2015(Okt): Erschütternd und ergreifend
Konzert der Spitzenklasse im Diepholzer Theater: Das Orchester der Osnabrücker Musikfreunde mit Alja Velkaverth als Querflötensolistin.
Foto: Brauns-Bömermann
Kreiszeitung Ausgabe Diepholz vom 21.10.2015
Erschütternd und ergreifend
Orchester Osnabrücker Musikfreunde begeistert im Diepholzer Theater
von Simone Brauns-Bömermann
DIEPHOLZ. Der dritte Preis in der Endrunde des Deutschen Orchesterwettbewerbs für nicht professionelle Orchester vor zehn Jahren ist heute mehr als gerechtfertigt, vielleicht wäre es heute sogar Platz eins. Was das Orchester Osnabrücker Musikfreunde unter der Leitung des langjährigen Dirigenten Reinmar Neuner etwa 130 Zuhörern im Diepholzer Theater präsentierte, war ein Konzert für Bravo-Rufe.
Das Orchester gründete sich aus Menschen aller Professionen, die gerne musizieren. Von Beginn an wirkten in ihm auch junge Instrumentalisten mit, Schüler und Studenten, um einen praktischen Zugang zur sinfonischen Musik zu erhalten.
Mit ihrer Auswahl für das aktuelle Herbstkonzert landeten die Musiker in Diepholz einen Volltreffer. Langjährige Fans und „Neulinge“ beim Zuhören waren sich nach dem Konzert einig: „Das war Spitze und nächstes Mal kommen sicher viel mehr Besucher, um die Brillanz nicht zu verpassen“.
Das diesjährige Motto war: „Nur jene Musik vermag zu rühren, erschüttern und zu ergreifen, die aus der Tiefe der durch Inspiration erregten Seele des Künstlers fließt“ (Zitat von Peter Iljitsch Tschaikowski 1878). Zu ergänzen wäre, dass die Zuhörer diese Erschütterung, Rührung und Ergriffenheit spürten.
Was mit Dimitri Schostakowitschs Marsch aus der„Suite für Varieté-Orchester“ robust russisch begann, endete im Nichts mit dem vierten Satz „Finale. Adagio lamentoso – Andante“ aus Peter Iljitsch Tschaikowskis„Sinfonie Nr. 6 „Pathetique“. Es dauerte einige Sekunden, bis sich der donnernde Applaus in Diepholz einstellte – mit stehenden Ovationen und dem Ruf „Zugabe“.

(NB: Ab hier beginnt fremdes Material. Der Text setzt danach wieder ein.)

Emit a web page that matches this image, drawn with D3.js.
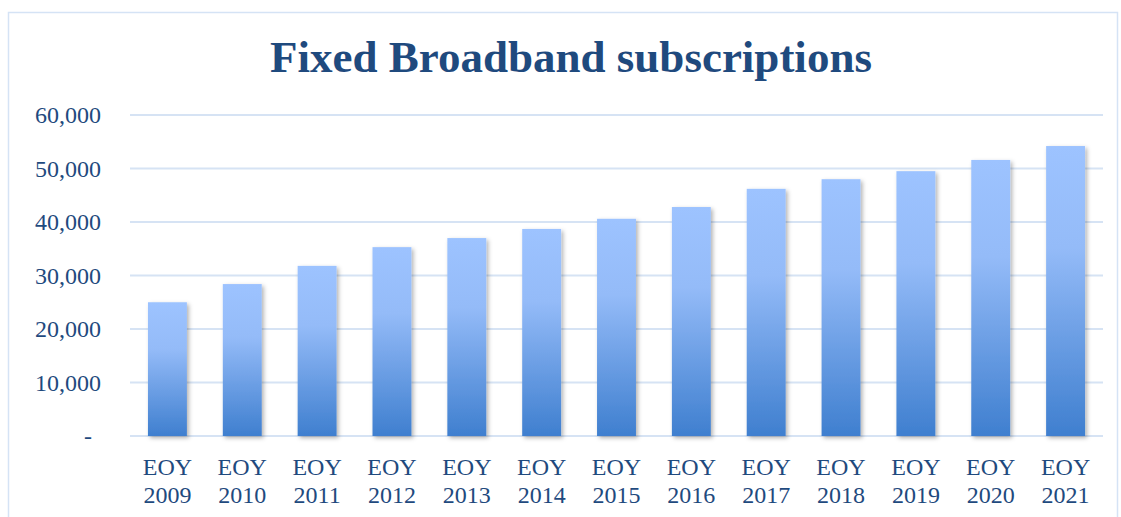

Dazwischen ein musikalisches Zitat von Komponist Jacques Ibert, das Konzert für Flöte und Orchester. Alja Velkaverh verzaubert als Querflötensolistin mit Kraft und Zärtlichkeit, Schmerz und Versöhnung, technisch virtuos und versiert. Wäre ihr Kleid nicht so prachtvoll und lang gewesen, wäre sie gern in den lebendigen Sequenzen mitgehüpft, gesprungen, gelaufen. Lang musste das Publikum der Solistin nicht auf die Zugabe noch vor der Pause warten, denn nach der Pause saß sie schon in „zivil“ im Publikum und lauschte dem Werk von Tschaikowski.
Für die Zugabe wählte sie sanftes für Flöte von Debussy. Jacques Ibert schrieb sein Flötenkonzert 1934. Seine Musik spiegelt Fantasie und Vorstellungskraft. Viele Passagen hören sich an, als wenn die Welt aus den Fugen gerät, fast kosmisch.
Das Flötenkonzert war für die Solistin, das Orchester und die Zuhörer eine Herausforderung mit unglaublichem Mehrwert. Ein Sprung zwischen Sphären, lyrisch, farbig, Oasen der Ruhe und dann wieder martialisch.
Die Pause war bewusst gewählt, bevor die pathetische Sinfonie von Tschaikowski sich entfaltete. Wie Stromschnellen eines Lebens, mit Prallhängen, Leidenschaft, Ekstase, Bedrohung, Macht, flirrend, hektisch, spitz, um dann zu schlurfen wie bei einer Totenmesse, niedergedrückt von des Welt Schmerz.
Das Orchester Osnabrücker Musikfreunde ist wie ein Räderwerk der feinsten Industrialisierung.
Ein wenig lässt das Werk, das Tschaikowski kurz vor seinen dubiosen Tod noch einmal dirigierte, den Schluss zu: „Richtig klagen, kann nur ein Orchester“. So endet es dann auch: Im leisesten zu spielenden h-Moll, das absolute Ruhe und Luft anhalten erbittet.